Meta note: I record here some thought processes for this code more thoroughly than usual because it is tricky logic and also because I have come to wonder how such programming ideas arise. Sometime text such as the following is written as a explanation of code that has already been debugged and perhaps put into production. Here it is a record of thought processes that lead to the code; it precedes and enables the code.

In the following the terms ‘cube’ and ‘plane’ are taken from the case when n=3. ‘Hyper-cube’ for [0, 1]n and ‘hyper plane’ for an n−1 dimensional linear space would be more accurate.

The limitation that all components of the argument to c be positive is awkward. I think it is tricky but efficient to eliminate this restriction. This program eliminates this restriction.

H = {x | a∙x < 1} and C = [0, 1]n = {(x1, … xn) | ∀j(0 < j ≤ n → 0 ≤ xj ≤ 1)} and we seek the content and center of gravity of H∩C. Linear function f(x) = a∙x is maximized on some vertex P of the cube. It is clear that a coordinate of P is 1 iff the corresponding component of a is positive, and otherwise 0. Here and in the code the sum of the positive components is p and of the negative components q. If p < 1 at P then the f(x) < 1 at all vertices and H∩C = C and the calculation is trivial. f(x) is minimized at the vertex Q which is opposite P. f(P) = p and f(Q) = q and thus f(c) = (p+q)/2 where c is the cube center and thus midway between P and Q. Note q ≤ 0 ≤ p and if p+q > 2 then the clip plane is closer to P and otherwise to Q. To minimize the number of vertices we visit we change coordinates and adopt as origin the closer of P and Q to the clip plane. The task is to find a new function g whose range is the same space which is 0 at the new origin and is some nonzero multiple of f, and such that f(x) = g(x) whenever f(x) = 1. For each i, x'i = x'i if a[i]>0 and x'i = 1 - x'i otherwise.

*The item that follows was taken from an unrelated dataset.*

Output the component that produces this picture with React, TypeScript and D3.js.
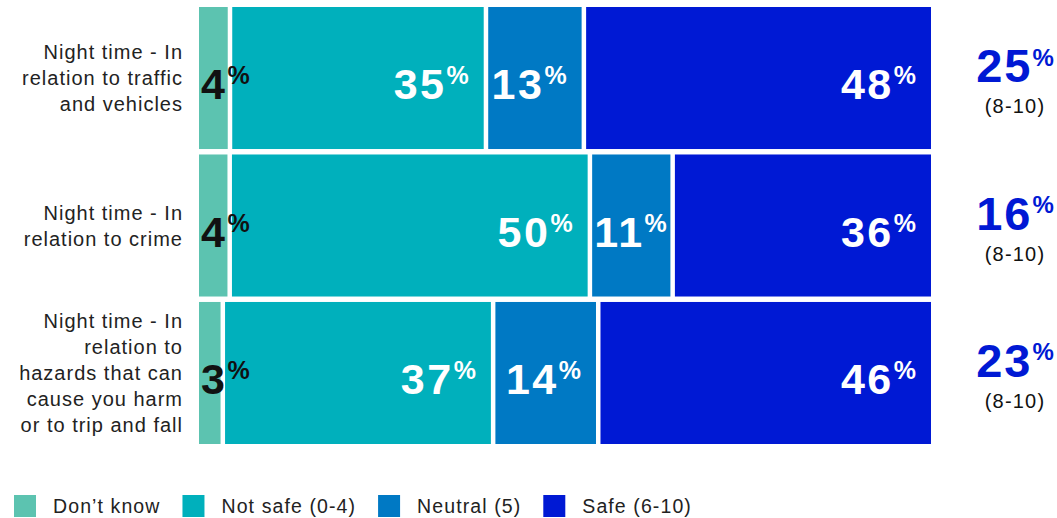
import React, { useEffect, useRef } from "react";
import * as d3 from "d3";

const categoryLines: string[][] = [
  ["Night time - In", "relation to traffic", "and vehicles"],
  ["Night time - In", "relation to crime"],
  ["Night time - In", "relation to", "hazards that can", "cause you harm", "or to trip and fall"],
];
const seriesNames = ["Don’t know", "Not safe (0-4)", "Neutral (5)", "Safe (6-10)"];
const dontKnow = [4, 4, 3];
const notSafe = [35, 50, 37];
const neutral = [13, 11, 14];
const safe = [48, 36, 46];
const topBox = [25, 16, 23];
const topBoxLabel = "(8-10)";

const colors = ["#5cc3b0", "#00b0bc", "#0079c4", "#0019d4"];
const labelColors = ["#111111", "#ffffff", "#ffffff", "#ffffff"];
const FONT = "'Liberation Sans', Arial, sans-serif";

export default function App() {
  const ref = useRef<SVGSVGElement | null>(null);

  useEffect(() => {
    const svg = d3.select(ref.current);
    svg.selectAll("*").remove();

    const W = 1057, H = 518;
    const barX0 = 199, barX1 = 931, gapX = 4.5;
    const rowIdx = categoryLines.map((_, i) => i);
    const y = d3.scaleBand<number>().domain(rowIdx).range([7, 444]).paddingInner(0.037).paddingOuter(0);

    const series = [dontKnow, notSafe, neutral, safe];
    const barLayer = svg.append("g");
    const labelLayer = svg.append("g");

    rowIdx.forEach((r) => {
      const vals = series.map((s) => s[r]);
      const total = d3.sum(vals);
      const k = d3.scaleLinear().domain([0, total]).range([0, barX1 - barX0 - gapX * (vals.length - 1)]);
      const by = y(r)!;
      const bh = y.bandwidth();
      const cy = by + bh / 2;
      let cum = 0;
      vals.forEach((v, i) => {
        const xs = barX0 + k(cum) + i * gapX;
        const xe = xs + k(v);
        cum += v;
        barLayer.append("rect")
          .attr("x", xs)
          .attr("y", by)
          .attr("width", xe - xs)
          .attr("height", bh)
          .attr("fill", colors[i]);
        const t = labelLayer.append("text")
          .attr("y", cy + 21)
          .attr("font-family", FONT)
          .attr("font-weight", "bold")
          .attr("fill", labelColors[i]);
        t.append("tspan").attr("font-size", 43).attr("letter-spacing", "2.5px").text(String(v));
        t.append("tspan").attr("font-size", 25).attr("letter-spacing", "0px").attr("dx", 0).attr("dy", -15).text("%");
        const w = (t.node() as SVGTextElement).getComputedTextLength();
        const tx = Math.max(xs + 2, xe - 15 - w);
        t.attr("x", tx);
      });

      // left category label
      const lines = categoryLines[r];
      const lh = 26;
      const startY = cy - ((lines.length - 1) * lh) / 2 + 7;
      const lt = svg.append("text")
        .attr("font-family", FONT)
        .attr("font-size", 20)
        .attr("letter-spacing", "1px")
        .attr("fill", "#222222")
        .attr("text-anchor", "end");
      lines.forEach((ln, li) => {
        lt.append("tspan").attr("x", 183).attr("y", startY + li * lh).text(ln);
      });

      // right summary
      const rt = svg.append("text")
        .attr("x", 1015)
        .attr("y", cy + 4)
        .attr("text-anchor", "middle")
        .attr("font-family", FONT)
        .attr("font-weight", "bold")
        .attr("fill", colors[3]);
      rt.append("tspan").attr("font-size", 47).attr("letter-spacing", "2px").text(String(topBox[r]));
      rt.append("tspan").attr("font-size", 24).attr("letter-spacing", "0px").attr("dx", 0).attr("dy", -16.5).text("%");
      svg.append("text")
        .attr("x", 1015)
        .attr("y", cy + 35)
        .attr("text-anchor", "middle")
        .attr("font-family", FONT)
        .attr("font-size", 20)
        .attr("letter-spacing", "1.2px")
        .attr("fill", "#111111")
        .text(topBoxLabel);
    });

    // legend
    let lx = 14;
    const ly = 495;
    seriesNames.forEach((name, i) => {
      svg.append("rect").attr("x", lx).attr("y", ly).attr("width", 22).attr("height", 22).attr("fill", colors[i]);
      const t = svg.append("text")
        .attr("x", lx + 39)
        .attr("y", ly + 18)
        .attr("font-family", FONT)
        .attr("font-size", 19.5)
        .attr("letter-spacing", "1.1px")
        .attr("fill", "#222222")
        .text(name);
      const w = (t.node() as SVGTextElement).getComputedTextLength();
      lx = lx + 39 + w + 22;
    });

    svg.attr("width", W).attr("height", H);
  }, []);

  return (
    <svg
      ref={ref}
      width={1057}
      height={518}
      style={{ position: "absolute", left: 0, top: 0, display: "block", background: "#ffffff" }}
    />
  );
}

I think I must have a name ej for the points where the clip plane intercepts the coordinate axis j. ej = 1/aj.

If a[1] < 0 and a[j] > 0 for j > 1 then we adopt the vertex at (1, 0, …, 0) as the new origin and use primes on the variables for the new coordinate system. The new f' will be 0 at the new origin and 1 on the clip plane which is unmoved in this alias story. x'1 = 1 − x1 and x'j = xj for j > 1. e'1 = 1 − e1 and e'j = ej − a1/aj for j > 1. Finally a'j = 1/e'j. Perhaps we need not name e or e' in the code.
a'1 = 1/e'1 = 1/(1 - 1/a1) = a1/(a1 − 1)
a'j = 1/(1/aj − a1/aj) = aj/(1 − a1)

There remains the following problems:

We must now decide on notation. Is the argument to f a set of coordinates, or a point in the space?